By CGTN's Yang Chengxi
Feb. 28 marks the 45th anniversary of the signing of the Shanghai Communique, the first of the three documents that set the bedrock for modern China-US relationship. More than four decades later, the ties between the two countries continue to grow, and so has the relationships between the two countries’ people.
The Jinjiang Hotel in Shanghai, where China and the US jointly published the Shanghai Communique on February 28, 1972. / CGTN
As one of China’s earliest international metropolis, Shanghai was hailed for its openness.
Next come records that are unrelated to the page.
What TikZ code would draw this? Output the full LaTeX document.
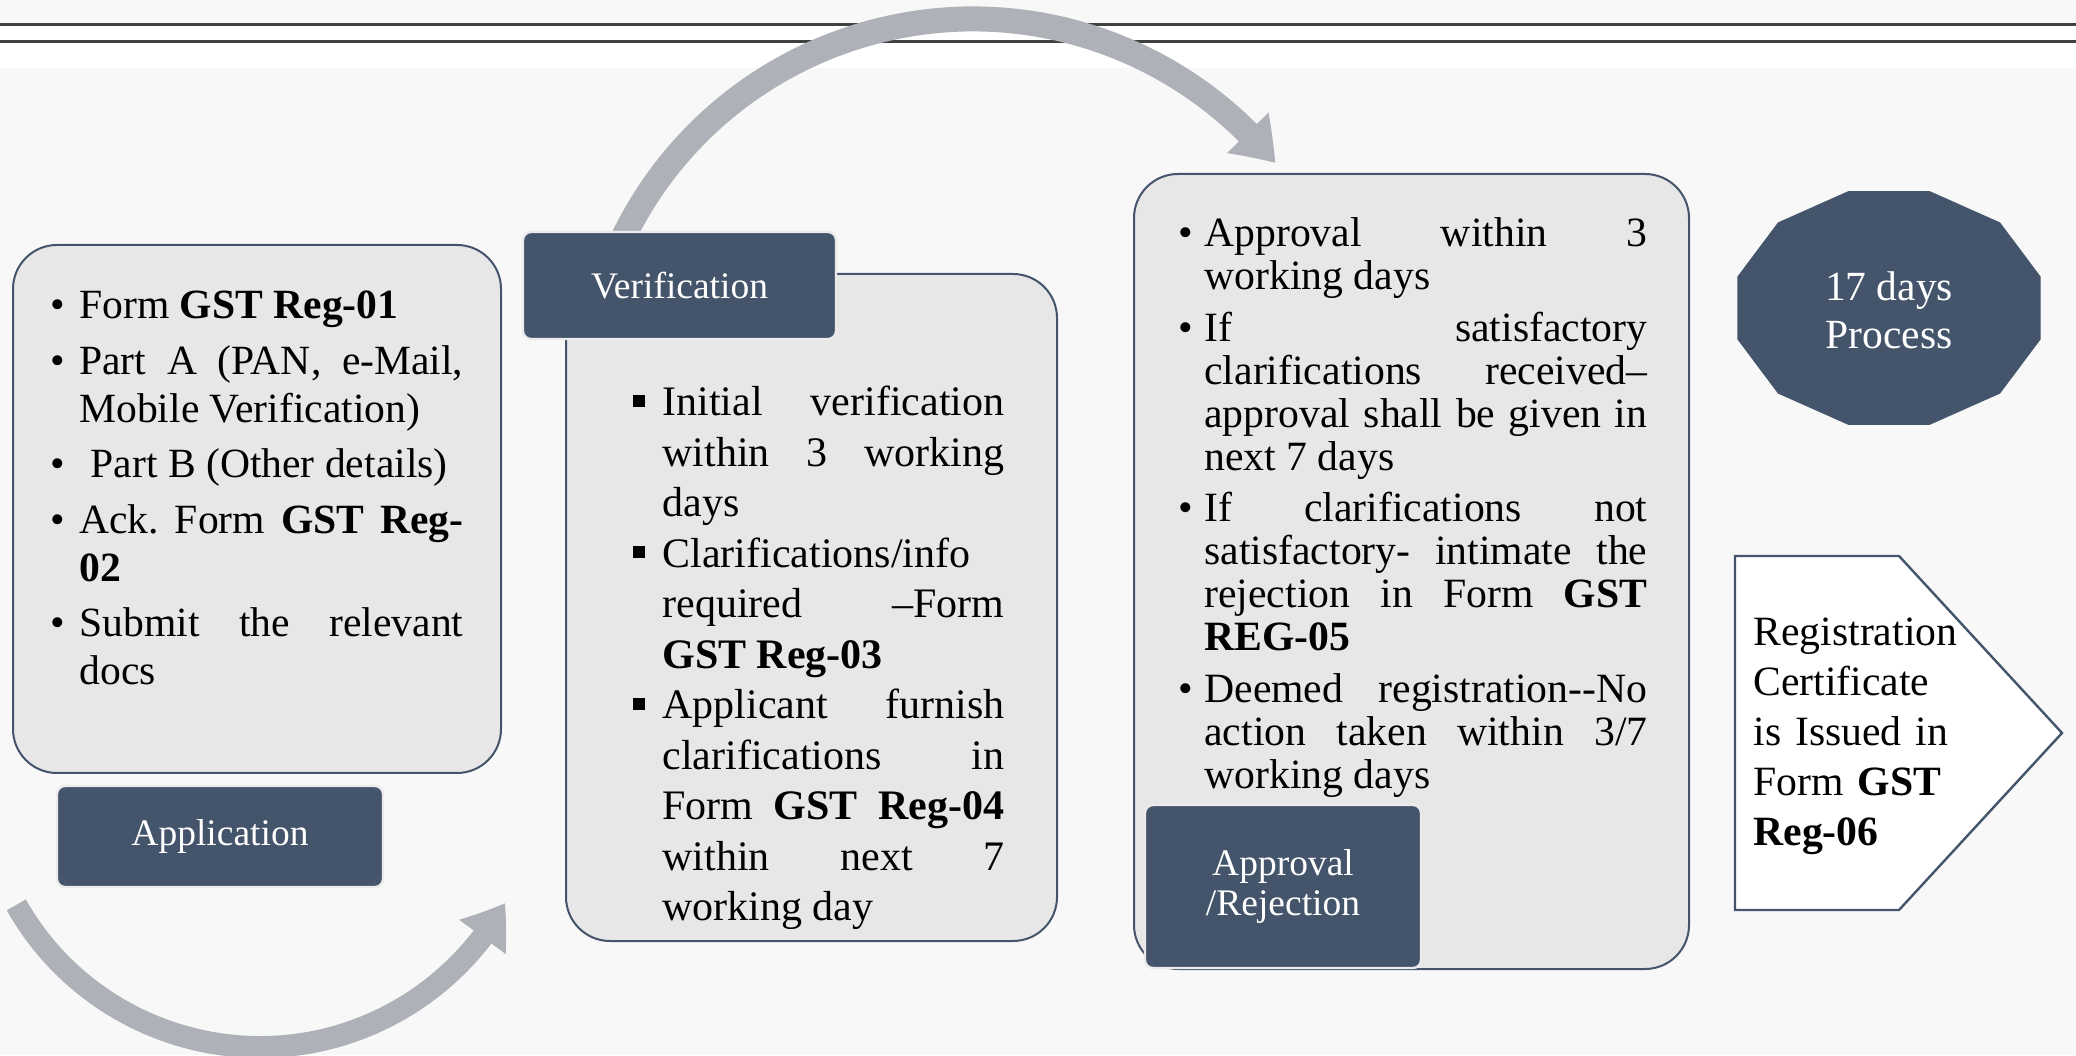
\documentclass[tikz,border=0pt]{standalone}
\usepackage{fontspec}
\setmainfont{Liberation Serif}
\usetikzlibrary{%
    arrows.meta,%
    bending%
}

\definecolor{slate}{HTML}{44546A}
\definecolor{panelgray}{RGB}{231,231,231}
\definecolor{arcgray}{RGB}{174,177,184}
\definecolor{pagegray}{RGB}{248,248,248}

\newlength{\hangw}
\newlength{\itemgap}
\newcommand{\bul}{\textbullet}
\newcommand{\sqb}{\rule[4.5pt]{6pt}{6pt}}
\newcommand{\entry}[2]{\noindent\hangindent=\hangw\hangafter=1\hbox to\hangw{#1\hfil}#2\par\vspace{\itemgap}}
\tolerance=10000
\hbadness=10000
\frenchspacing

\tikzset{
    stagebox/.style={draw=slate, line width=1pt, fill=panelgray, rounded corners=22pt, inner sep=0pt, anchor=north west},
    stagetag/.style={fill=slate, draw=black!8, line width=1.2pt, rounded corners=4pt, text=white, align=center,
        font=\fontsize{18.75pt}{20pt}\selectfont},
    bodytext/.style n args={3}{inner sep=0pt, anchor=base west, align=justify, text width=#1,
        execute at begin node={\setlength{\hangw}{#2}\setlength{\itemgap}{#3}}},
    bigarc/.style={draw=arcgray, line width=#1, -{Triangle[width=27.5pt,length=20.5pt,bend]}}
}

\begin{document}
\begin{tikzpicture}[x=0.5pt,y=0.5pt]
\useasboundingbox (0,0) rectangle (2076,1055);
\fill[pagegray] (0,0) rectangle (2076,1055);
\fill[white] (0,987) rectangle (2076,1030);
\draw[black!75, line width=1.5pt] (0,1030)--(2076,1030);
\draw[black!75, line width=1.5pt] (0,1013)--(2076,1013);

\coordinate (arcA) at (16.3,150.1);
\coordinate (arcB) at (617.6,805.2);
\draw[bigarc=11pt] (arcA) arc[start angle=209.5, end angle=331, radius=280];
\draw[bigarc=12.5pt] (arcB) arc[start angle=156, end angle=39, radius=389];

\node[stagebox, minimum width=244pt, minimum height=264pt] (appbox) at (12,811) {};
\node[stagebox, minimum width=245.5pt, minimum height=333.5pt] (verbox) at (565,782) {};
\node[stagebox, minimum width=277.5pt, minimum height=397.5pt] (aprbox) at (1133,882) {};

\node[bodytext={206.5pt}{14.5pt}{3.75pt}, font=\fontsize{20.8pt}{24pt}\selectfont] (apptxt) at (50,736) {%
\entry{\bul}{Form \textbf{GST Reg-01}}%
\entry{\bul}{Part A (PAN, e-Mail,\linebreak Mobile Verification)}%
\entry{\bul}{\hspace{0.27em}Part B (Other details)}%
\entry{\bul}{Ack. Form \textbf{GST Reg-\linebreak 02}}%
\entry{\bul}{Submit the relevant\linebreak docs}};

\node[bodytext={185.5pt}{14.5pt}{0pt}, font=\fontsize{21pt}{25.25pt}\selectfont] (vertxt) at (633,639) {%
\entry{\sqb}{Initial verification\linebreak within 3 working\linebreak days}%
\entry{\sqb}{Clarifications/info\linebreak required –Form\linebreak \textbf{GST Reg-03}}%
\entry{\sqb}{Applicant furnish\linebreak clarifications in\linebreak Form \textbf{GST Reg-04}\linebreak within next 7\linebreak working day}};

\node[bodytext={234.5pt}{13pt}{4.25pt}, font=\fontsize{20.85pt}{21.5pt}\selectfont] (aprtxt) at (1178,808) {%
\entry{\bul}{Approval within 3\linebreak working days}%
\entry{\bul}{If satisfactory\linebreak clarifications received–\linebreak approval shall be given in\linebreak next 7 days}%
\entry{\bul}{If clarifications not\linebreak satisfactory- intimate the\linebreak rejection in Form \textbf{GST\linebreak REG-05}}%
\entry{\bul}{Deemed registration-{}-No\linebreak action taken within 3/7\linebreak working days}};

\node[stagetag, minimum width=163pt, minimum height=50.5pt] (applbl) at (220,218.5) {Application};
\node[stagetag, minimum width=156.5pt, minimum height=53.5pt] (verlbl) at (679.5,769.5) {Verification};
\node[stagetag, minimum width=138pt, minimum height=81.5pt] (aprlbl) at (1283,168.5) {Approval\\/Rejection};

\fill[slate, shift={(1889,747)}] (15:157 and 121) \foreach \a in {45,75,...,345}{ -- (\a:157 and 121)} -- cycle;
\node[text=white, align=center, font=\fontsize{20.75pt}{24pt}\selectfont] (days) at (1889,745) {17 days\\Process};

\draw[slate, line width=1.2pt, fill=white] (1735,499)--(1899,499)--(2062,322)--(1899,145)--(1735,145)--cycle;
\node[inner sep=0pt, anchor=base west, text width=150pt, align=left, font=\fontsize{20.85pt}{25pt}\selectfont] (cert) at (1753,409)
    {Registration\\Certificate\\is Issued in\\Form \textbf{GST}\\\textbf{Reg-06}};
\end{tikzpicture}
\end{document}
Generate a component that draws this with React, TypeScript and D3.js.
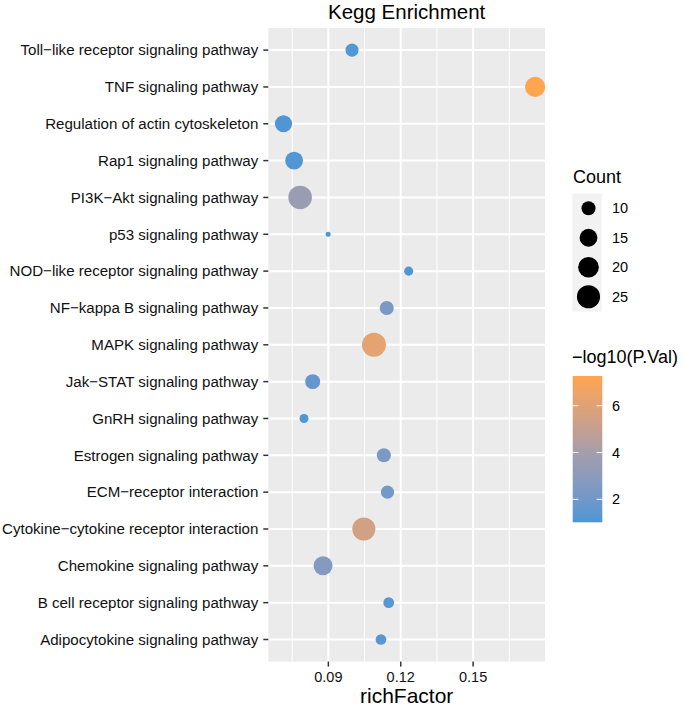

It was one of the first cities to have an American community. “We have seen more and more Americans employed by either multinational or Chinese companies to work in Shanghai, and also more and more Americans they are married to Chinese citizens and they now live in Shanghai,” said Wu Xinbo, director of the Center of American Studies in Fudan University.
David and Jing Nealis, who have been married for over 10 years, exemplify this relationship.
The Nealis family. Their son David Jr., born and raised in Shanghai, is naturally bilingual / CGTN
David is a global capital markets trader, part of a wave of US financial professionals that are more and more engaged in the Chinese market. He hopes to bear witness to a more open and globalized capital market in China. “I hope I’ve contributed to some of the growth here in educating people who are really great at the local market, but international market a little new. I look forward to the market opening up here someday for international traders to come in. I think that will be very exciting," he said.
And 45 years after the Shanghai Communique, China and the US have become more economically intertwined. But tensions do occur, especially in terms of trade in recent months. Jing feels it first hand, as she works for a solar energy company.“Unfortunately my industry is already in a trade tension. The US already has anti-dumping (tariffs) against China," Jing said.
Chinese solar panel exports to the US dropped some 30 percent in 2016 because of anti-dumping tariffs. So how do they approach talking about these topics at home?
David said: "It definitely takes some diplomacy sometimes. But both of us understand both sides of the situation. My wife lived in the US for 10 years, I’ve lived here for eight, I think we are able to look at both sides and find a common ground.”
That sentiment reflects what many officials and experts in both countries are advocating, which is that beyond all the finger-pointing, China and the US are too interdependent to go against one another in the 21st century. “The two countries are married, just like we are. When the United States and China realize that we are in a relationship together and we really need to work together to be successful. I think we are going to get along a lot better," David said.